Someone else once said that Robin Leach, the host of the 1983-1997 TV show Lifestyles of the Rich and Famous, is different. That we cannot deny. He has something, a certain je ne sais quoi, most of us will never have, no matter how much money, fame, or loud items of clothing we obtain. Through his TV program, Leach came to be identified with wealth. Not reserved, old-money, respectable wealth, but big, new, extravagant, spend-it-while-you-got-it wealth. Taste, however, was not the show's drawing point.

That Robin Leach has been selected to host the Tour of Taste, an annual KERA fund-raising shindig, is therefore odd. Tour of Ostentation or Gaudiness or Quote-Unquote Taste, maybe. Tour of Tackiness, possibly. But tour of taste?

But maybe that's just a semantic quibble. Fact is, Leach does know how to spend money. If you came into an enormous amount of money overnight, what would you do with it? Buy a fast car, sure; a big house, of course, with some chichi antiques and expensive rugs and stuff to fancy it up (rule of thumb: you can never have too much gilt). But if we had unbounded fortune, we would a.) quit our job, at least for a while, and b.) travel.

It's this luxury that the Tour of Taste has as its focus.
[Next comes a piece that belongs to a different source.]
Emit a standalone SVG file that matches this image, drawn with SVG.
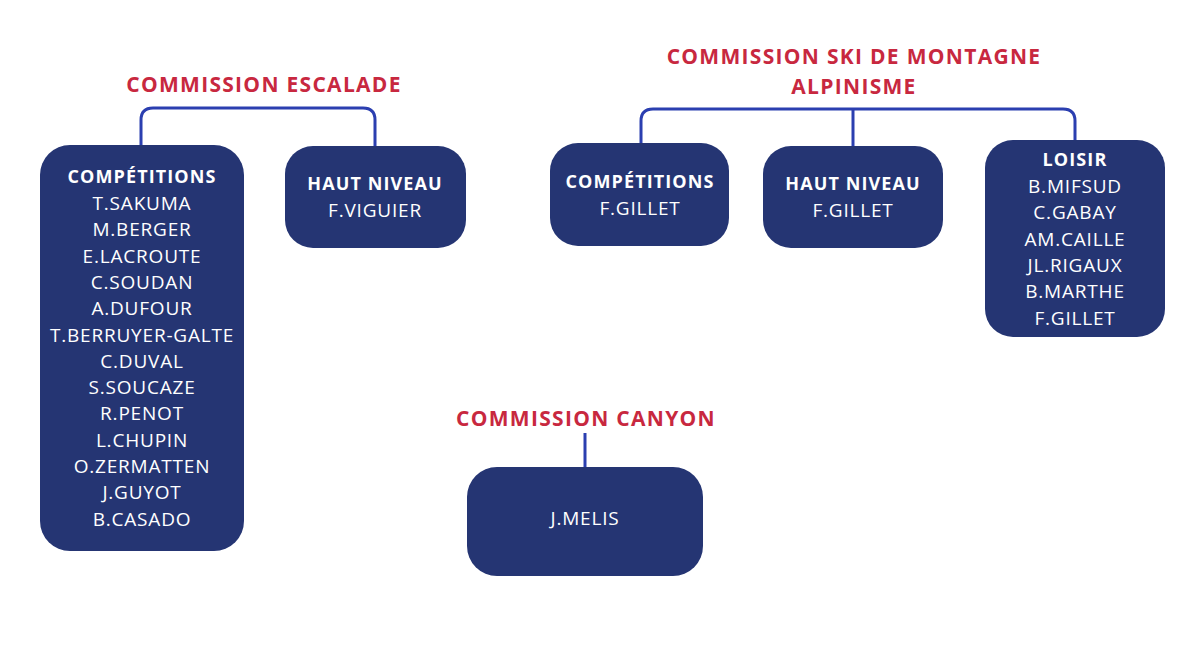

And not just run-of-the-mill travel, but exotic travel, to the kinds of places visited only by the very rich or the poor and brave: Bali, the Galapagos Islands, Indonesia, Anguilla, Thailand. Trips to these destinations and others will be auctioned off at the event, which will also feature food prepared by some of Dallas' premier restaurants, along with a wine tasting. One of the evening's biggest draws is the raffle of a Jaguar, for which tickets are $100 (note that you need significant disposable income to have a chance at winning a fancy car; head to the mall for your free chance to win a Beretta).

Even if you can't afford to buy raffle tickets or one of the trips, you, too, can be part of the Tour of Taste, as it's just $45 to get in. At that price, though, don't expect to rub elbows with the rich.